Fatma Sultan Camii 1280’den sonra (1863-64) Ahmed Ziyâeddin Gümüşhânevî’nin kurduğu, Nakşibendî tarikatı­nın Hâlidî koluna bağlı bir tekkenin mer­kezi olmuştur. Burası, tekkelerin 1925’te kapa­tılmasına kadar İstanbul’un en başta gelen tarikat merkezlerinden biri olmuş­tur. Tekkenin kapanması ile hizmet dışı kalan cami, yanındaki dergâh binası ve şeyh meşrutası ile birlikte bir süre jan­darma koğuşu ve deposu olarak kulla­nılmış, bu arada minaresinin şerefeden yukarısı yıkılmıştır. 1950 yıllarında Tür­kiye Anıtlar Derneği’nce ihya ettirilecek camiler listesine Fatma Sultan Camii de alınmıştı. Fakat bu tasarı gerçekleşme­den 1956-1957 yıllarında “imar” adı al­tında yapılan yıkımlarda cami de birkaç gün içinde yıkılıp ortadan kaldırılmıştır. Sonraları caminin arsası Defterdarlık ta­rafından alınarak oto parkı ve yeşil alan halinde düzenlenmiştir.

Fatma Sultan Camii’nin ilk yapıldığındaki biçimi bilinmemektedir. Herhalde o dönemin zevkine uygun olarak çok zen­gin şekilde süslenmişti. II. Mahmud ta­rafından 1827-1828’de inşa ettirilen ca­mi ise uzunlamasına dikdörtgen biçi­minde olup kesme taştan minaresi XIX. yüzyıl minareleri tipinde idi. Caminin ka­gir duvarlarının sıvası altında ilk binasından bir iz bulunup bulunmadığı araş­tırılmadığı için bu hususta da bir şey söylemek mümkün değildir. Caminin üs­tü kiremit kaplı ahşap bir çatı ile örtül­müştü. Ahşap kaplı olan son cemaat ye­rinden harime açılan kapısı üstünde, harf inkılâbı yapıldığı sırada “gayretli” bir ida­reci tarafından alçı ile üstü kapatılmış tuğranın iki yanında Sultan Mahmud dö­nemi tamirini bildiren dört mısralık ki­tabe bulunuyordu.
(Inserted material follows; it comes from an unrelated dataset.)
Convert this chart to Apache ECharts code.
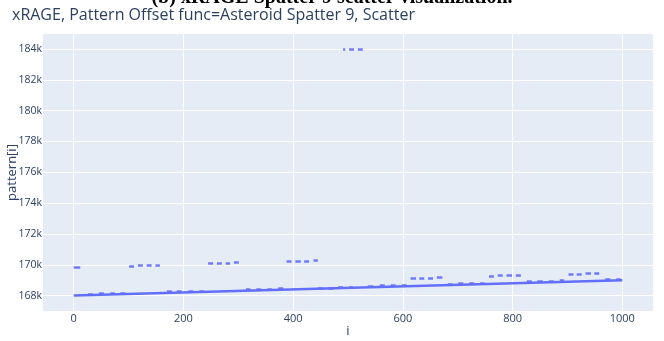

Caminin esas mekânında içeride bir mahfille son derece sade bir minber ve mihrap vardı. Duvarlar kalem işi nakış­larla bölümlere ayrılmış, ahşap tavanın ortasında bir şemse yer almıştı. Cami sol tarafında iki sıra halindeki pencere­lerden ışık alıyordu. Sağda ise harime yarım yuvarlak bir çıkma teşkil eden ka­fesli bir mahfil eklenmişti. Yan sokakta olan avlu girişinin üstü kubbeliydi. Av­lunun içinde şadırvandan başka tekke binası ile şeyh meşrutası vardı. Bunlar dış görünüşlerinin sadeliğiyle eski İstan­bul ahşap evlerinden farksızdı.